Request: Quote the whole listing word for word. Do not include the pictures.
-*-
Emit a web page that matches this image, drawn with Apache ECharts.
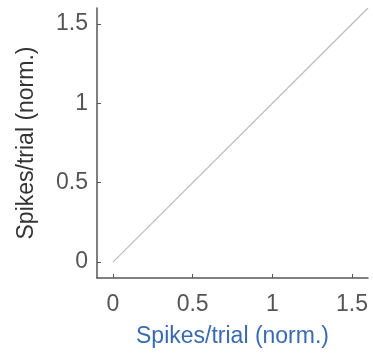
<!DOCTYPE html>
<html><head><meta charset="utf-8">
<script src="https://cdn.jsdelivr.net/npm/echarts@6/dist/echarts.min.js"></script>
<style>html,body{margin:0;padding:0;background:#fff}#c{width:373px;height:354px}</style>
</head><body><div id="c"></div>
<script>
const xTicks = [0, 0.5, 1, 1.5];
const yTicks = [0, 0.5, 1, 1.5];
const unityX = [0, 1.6];
const unityY = [0, 1.6];
const xName = 'Spikes/trial (norm.)';
const yName = 'Spikes/trial (norm.)';

const chart = echarts.init(document.getElementById('c'), null, {renderer: 'canvas'});
const font = 'Liberation Sans, Arial, sans-serif';
chart.setOption({
  animation: false,
  grid: {left: 97, right: 5, top: 8, bottom: 76},
  xAxis: {
    type: 'value', min: -0.1, max: 1.6,
    name: xName, nameLocation: 'middle', nameGap: 47,
    nameTextStyle: {color: '#3a6bb0', fontSize: 23, fontFamily: font},
    axisLine: {show: true, onZero: false, lineStyle: {color: '#555', width: 1.5}},
    axisTick: {show: true, inside: true, length: 4, customValues: xTicks, lineStyle: {color: '#555'}},
    axisLabel: {customValues: xTicks, color: '#555', fontSize: 23, fontFamily: font, margin: 15,
      formatter: v => String(v)},
    splitLine: {show: false}
  },
  yAxis: {
    type: 'value', min: -0.1, max: 1.6,
    name: yName, nameLocation: 'middle', nameGap: 59,
    nameTextStyle: {color: '#333', fontSize: 23, fontFamily: font},
    axisLine: {show: true, onZero: false, lineStyle: {color: '#555', width: 1.5}},
    axisTick: {show: true, inside: true, length: 4, customValues: yTicks, lineStyle: {color: '#555'}},
    axisLabel: {customValues: yTicks, color: '#555', fontSize: 23, fontFamily: font, margin: 9,
      formatter: v => String(v)},
    splitLine: {show: false}
  },
  series: [{
    type: 'line',
    data: unityX.map((x, i) => [x, unityY[i]]),
    showSymbol: false,
    lineStyle: {color: '#bbbbbb', width: 1.2}
  }]
});
</script></body></html>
-*-
Result:
Emit a web page that matches this image, drawn with Apache ECharts.
<!DOCTYPE html>
<html><head><meta charset="utf-8">
<script src="https://cdn.jsdelivr.net/npm/echarts@6/dist/echarts.min.js"></script>
<style>html,body{margin:0;padding:0;background:#fff}#c{width:373px;height:354px}</style>
</head><body><div id="c"></div>
<script>
const xTicks = [0, 0.5, 1, 1.5];
const yTicks = [0, 0.5, 1, 1.5];
const unityX = [0, 1.6];
const unityY = [0, 1.6];
const xName = 'Spikes/trial (norm.)';
const yName = 'Spikes/trial (norm.)';

const chart = echarts.init(document.getElementById('c'), null, {renderer: 'canvas'});
const font = 'Liberation Sans, Arial, sans-serif';
chart.setOption({
  animation: false,
  grid: {left: 97, right: 5, top: 8, bottom: 76},
  xAxis: {
    type: 'value', min: -0.1, max: 1.6,
    name: xName, nameLocation: 'middle', nameGap: 47,
    nameTextStyle: {color: '#3a6bb0', fontSize: 23, fontFamily: font},
    axisLine: {show: true, onZero: false, lineStyle: {color: '#555', width: 1.5}},
    axisTick: {show: true, inside: true, length: 4, customValues: xTicks, lineStyle: {color: '#555'}},
    axisLabel: {customValues: xTicks, color: '#555', fontSize: 23, fontFamily: font, margin: 15,
      formatter: v => String(v)},
    splitLine: {show: false}
  },
  yAxis: {
    type: 'value', min: -0.1, max: 1.6,
    name: yName, nameLocation: 'middle', nameGap: 59,
    nameTextStyle: {color: '#333', fontSize: 23, fontFamily: font},
    axisLine: {show: true, onZero: false, lineStyle: {color: '#555', width: 1.5}},
    axisTick: {show: true, inside: true, length: 4, customValues: yTicks, lineStyle: {color: '#555'}},
    axisLabel: {customValues: yTicks, color: '#555', fontSize: 23, fontFamily: font, margin: 9,
      formatter: v => String(v)},
    splitLine: {show: false}
  },
  series: [{
    type: 'line',
    data: unityX.map((x, i) => [x, unityY[i]]),
    showSymbol: false,
    lineStyle: {color: '#bbbbbb', width: 1.2}
  }]
});
</script></body></html>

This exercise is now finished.